Stephen Estill, a vice president of the company in charge of strategic partnerships, denied any wrongdoing regarding army tenders, noting: “Sikorsky would never do anything unethical. We have a zero tolerance policy [regarding unethical conduct of business]. I can't state this more clearly. We are looking into the matter.”
Estill said his company had become aware of the allegations mentioned in the indictment only when these were printed in the press and declined to comment further before his company fully understands the allegations.
Evidence included in the 138th folder as part of an addendum to the indictment -- based on a letter found inside the home of Ergenekon suspect Ünal İnanç -- suggests that individuals in the military involved in organizing tenders regularly accepted bribes from helicopter manufacturer Sikorsky.
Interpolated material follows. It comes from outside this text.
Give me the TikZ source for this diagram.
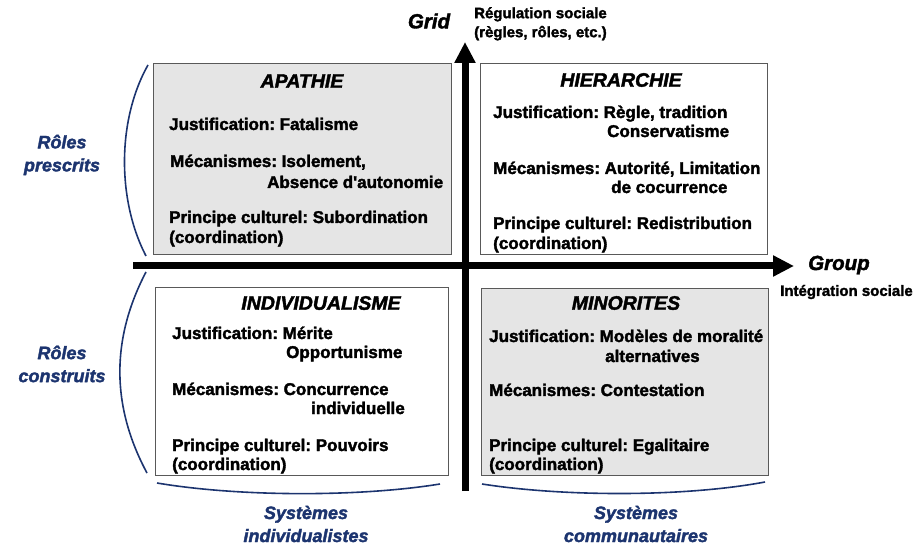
\documentclass[tikz,border=0pt]{standalone}
\usepackage{fontspec}
\setmainfont{Liberation Sans}[BoldFeatures={FakeBold=2},BoldItalicFeatures={FakeBold=2}]
\usetikzlibrary{arrows.meta}
\definecolor{navyblue}{HTML}{1C346F}
\definecolor{cellgray}{HTML}{E5E5E5}
\frenchspacing
\begin{document}
\begin{tikzpicture}[x=1pt,y=-1pt,
    quad/.style={draw=black!65,line width=0.9pt},
    qtitle/.style={font=\fontsize{19.5}{22}\selectfont\bfseries\itshape},
    qline/.style={anchor=base west,inner sep=0pt,font=\fontsize{17}{20}\selectfont\bfseries},
    sidelabel/.style={text=navyblue,align=center,font=\fontsize{18}{23}\selectfont\bfseries\itshape},
    bracket/.style={draw=navyblue,line width=1.6pt},
    axis/.style={line width=7pt,-{Triangle[length=21pt,width=20pt]}},
    axisname/.style={font=\fontsize{20.5}{24}\selectfont\bfseries\itshape},
    axisnote/.style={font=\fontsize{15}{19}\selectfont\bfseries,align=left}]
  \useasboundingbox (0,0) rectangle (919,545);
  % quadrants
  \foreach \xa/\ya/\xb/\yb/\col in {153/63/451/254/cellgray, 480/63/767/254/white,
      155/287/448/475/white, 481/288/768/475/cellgray} {
    \draw[quad,fill=\col] (\xa,\ya) rectangle (\xb,\yb);
  }
  % axes
  \coordinate (gridfoot) at (465,491);
  \coordinate (gridtip) at (465,42);
  \coordinate (groupfoot) at (133,266);
  \coordinate (grouptip) at (794,266);
  \draw[axis] (gridfoot) -- (gridtip);
  \draw[axis] (groupfoot) -- (grouptip);
  \node[axisname] (gridname) at (429,21) {Grid};
  \node[axisnote,anchor=north west,inner sep=0pt] (gridnote) at (474,7)
    {Régulation sociale\\(règles, rôles, etc.)};
  \node[axisname,anchor=west,inner sep=0pt] (groupname) at (808,265) {Group};
  \node[axisnote,anchor=west,inner sep=0pt] (groupnote) at (780,292) {Intégration sociale};
  % apathie
  \node[qtitle] (apathie) at (302,81) {APATHIE};
  \node[qline] (apa1) at (169,130) {Justification: Fatalisme};
  \node[qline] (apa2) at (170,167) {Mécanismes: Isolement,};
  \node[qline] (apa3) at (267,188) {Absence d\textquotesingle autonomie};
  \node[qline] (apa4) at (169,223) {Principe culturel: Subordination};
  \node[qline] (apa5) at (169,243) {(coordination)};
  % hierarchie
  \node[qtitle] (hierarchie) at (621,80) {HIERARCHIE};
  \node[qline] (hie1) at (493,118) {Justification: Règle, tradition};
  \node[qline] (hie2) at (607,137) {Conservatisme};
  \node[qline] (hie3) at (493,174) {Mécanismes: Autorité, Limitation};
  \node[qline] (hie4) at (611,193) {de cocurrence};
  \node[qline] (hie5) at (493,229) {Principe culturel: Redistribution};
  \node[qline] (hie6) at (493,249) {(coordination)};
  % individualisme
  \node[qtitle] (individualisme) at (321,303) {INDIVIDUALISME};
  \node[qline] (ind1) at (172,339) {Justification: Mérite};
  \node[qline] (ind2) at (286,358) {Opportunisme};
  \node[qline] (ind3) at (172,395) {Mécanismes: Concurrence};
  \node[qline] (ind4) at (311,414) {individuelle};
  \node[qline] (ind5) at (172,451) {Principe culturel: Pouvoirs};
  \node[qline] (ind6) at (172,470) {(coordination)};
  % minorites
  \node[qtitle] (minorites) at (626,303) {MINORITES};
  \node[qline] (min1) at (489,342) {Justification: Modèles de moralité};
  \node[qline] (min2) at (605,362) {alternatives};
  \node[qline] (min3) at (489,396) {Mécanismes: Contestation};
  \node[qline] (min4) at (489,451) {Principe culturel: Egalitaire};
  \node[qline] (min5) at (489,470) {(coordination)};
  % roles and systems
  \draw[bracket] (148,65) .. controls (117,120) and (117,200) .. (146,256);
  \draw[bracket] (146,272) .. controls (111,339) and (111,406) .. (147,473);
  \draw[bracket] (157,483) .. controls (240,497) and (360,497) .. (440,484);
  \draw[bracket] (482,484) .. controls (565,497) and (685,497) .. (765,482);
  \node[sidelabel] (prescrits) at (62,155) {Rôles\\prescrits};
  \node[sidelabel] (construits) at (62,364) {Rôles\\construits};
  \node[sidelabel] (individualistes) at (306,524) {Systèmes\\individualistes};
  \node[sidelabel] (communautaires) at (636,524) {Systèmes\\communautaires};
\end{tikzpicture}
\end{document}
The note found in İnanç's home, a summary of what he had heard from a man he referred to as Atilla -- a retired noncommissioned officer who worked as a technician in the military and was employed at Sikorsky's Turkish headquarters -- reads: “A 35-year-old American who maintains contact with the US and acts as a coordinator is head of the company.
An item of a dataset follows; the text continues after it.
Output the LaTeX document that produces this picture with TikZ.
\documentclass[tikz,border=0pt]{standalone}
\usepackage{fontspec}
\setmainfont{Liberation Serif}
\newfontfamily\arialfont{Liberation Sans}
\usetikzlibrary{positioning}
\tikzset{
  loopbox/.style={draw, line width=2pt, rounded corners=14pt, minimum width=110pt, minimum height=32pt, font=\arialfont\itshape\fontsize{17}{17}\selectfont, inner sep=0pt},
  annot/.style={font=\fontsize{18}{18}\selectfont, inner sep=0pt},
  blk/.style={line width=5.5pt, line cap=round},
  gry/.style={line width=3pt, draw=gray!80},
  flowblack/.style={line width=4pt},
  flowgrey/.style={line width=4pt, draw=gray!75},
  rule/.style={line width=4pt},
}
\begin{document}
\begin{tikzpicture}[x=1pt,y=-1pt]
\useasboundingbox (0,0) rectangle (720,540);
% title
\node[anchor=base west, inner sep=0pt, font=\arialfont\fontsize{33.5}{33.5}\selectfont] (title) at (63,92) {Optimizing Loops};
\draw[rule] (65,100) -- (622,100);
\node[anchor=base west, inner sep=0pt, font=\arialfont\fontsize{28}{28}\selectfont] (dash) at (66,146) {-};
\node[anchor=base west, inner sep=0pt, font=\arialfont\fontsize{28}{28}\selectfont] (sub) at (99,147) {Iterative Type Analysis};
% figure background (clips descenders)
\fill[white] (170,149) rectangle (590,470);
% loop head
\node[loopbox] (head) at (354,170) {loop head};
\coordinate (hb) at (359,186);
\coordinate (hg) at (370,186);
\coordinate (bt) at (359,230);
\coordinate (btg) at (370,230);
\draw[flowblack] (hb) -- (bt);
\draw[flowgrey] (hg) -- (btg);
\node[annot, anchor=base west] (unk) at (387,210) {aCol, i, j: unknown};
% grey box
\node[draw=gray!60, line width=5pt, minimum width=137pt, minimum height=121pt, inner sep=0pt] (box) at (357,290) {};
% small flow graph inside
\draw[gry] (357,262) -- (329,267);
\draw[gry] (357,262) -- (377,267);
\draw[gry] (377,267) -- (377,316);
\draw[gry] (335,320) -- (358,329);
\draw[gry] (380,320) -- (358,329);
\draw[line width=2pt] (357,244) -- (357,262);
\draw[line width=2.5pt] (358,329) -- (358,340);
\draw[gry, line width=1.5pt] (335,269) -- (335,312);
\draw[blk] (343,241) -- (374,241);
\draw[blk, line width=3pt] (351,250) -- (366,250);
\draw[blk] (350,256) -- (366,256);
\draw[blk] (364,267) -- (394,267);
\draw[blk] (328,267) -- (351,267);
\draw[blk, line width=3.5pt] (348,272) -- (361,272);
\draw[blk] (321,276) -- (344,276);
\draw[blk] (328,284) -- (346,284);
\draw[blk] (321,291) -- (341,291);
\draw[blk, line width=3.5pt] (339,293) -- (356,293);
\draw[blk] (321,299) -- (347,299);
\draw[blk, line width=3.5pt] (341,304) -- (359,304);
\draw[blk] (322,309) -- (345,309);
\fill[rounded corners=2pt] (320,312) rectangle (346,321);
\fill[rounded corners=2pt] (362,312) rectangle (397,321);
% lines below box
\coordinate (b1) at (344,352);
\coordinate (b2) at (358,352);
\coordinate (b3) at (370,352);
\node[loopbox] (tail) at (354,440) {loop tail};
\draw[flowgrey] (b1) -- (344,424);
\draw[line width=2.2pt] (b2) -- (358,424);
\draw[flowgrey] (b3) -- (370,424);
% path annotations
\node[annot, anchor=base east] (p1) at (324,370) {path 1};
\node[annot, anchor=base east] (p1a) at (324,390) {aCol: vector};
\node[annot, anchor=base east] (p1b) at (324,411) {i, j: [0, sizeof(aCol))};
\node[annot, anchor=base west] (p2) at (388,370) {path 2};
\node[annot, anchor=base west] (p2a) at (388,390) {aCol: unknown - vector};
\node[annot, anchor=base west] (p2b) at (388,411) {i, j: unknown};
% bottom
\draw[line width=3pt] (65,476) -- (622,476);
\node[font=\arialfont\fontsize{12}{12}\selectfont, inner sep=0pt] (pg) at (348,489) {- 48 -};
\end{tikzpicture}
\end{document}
Former gendarmerie generals R.B. and F.Ö.B. are also there. F.Ö.B. retired from the force three years ago. R.B. replaced him. F.Ö.B. used to get $40,000 a month from the company as his salary, and gave half to Gendarmerie General Commander F.Ö.B. At the end of the year, F.Ö.B. will be retiring and R.B. will replace him. From then on, R.B. will maintain contact between M.Ş.E., appointed as the general commander. This wheel has been turning like this for 11 years. Retired Gen. A.Ö., formerly head of the Land Forces Land Aviation Department, is doing the same thing here. A., who provided the information, works for this company. He is a former Sikorsky helicopter technician who was a noncommissioned officer. He goes to tenders in Ankara and then goes to the Land Forces Command and the gendarmerie and does the distribution; 90 percent of all of the tenders Sikorsky is eligible to bid on go to the company.”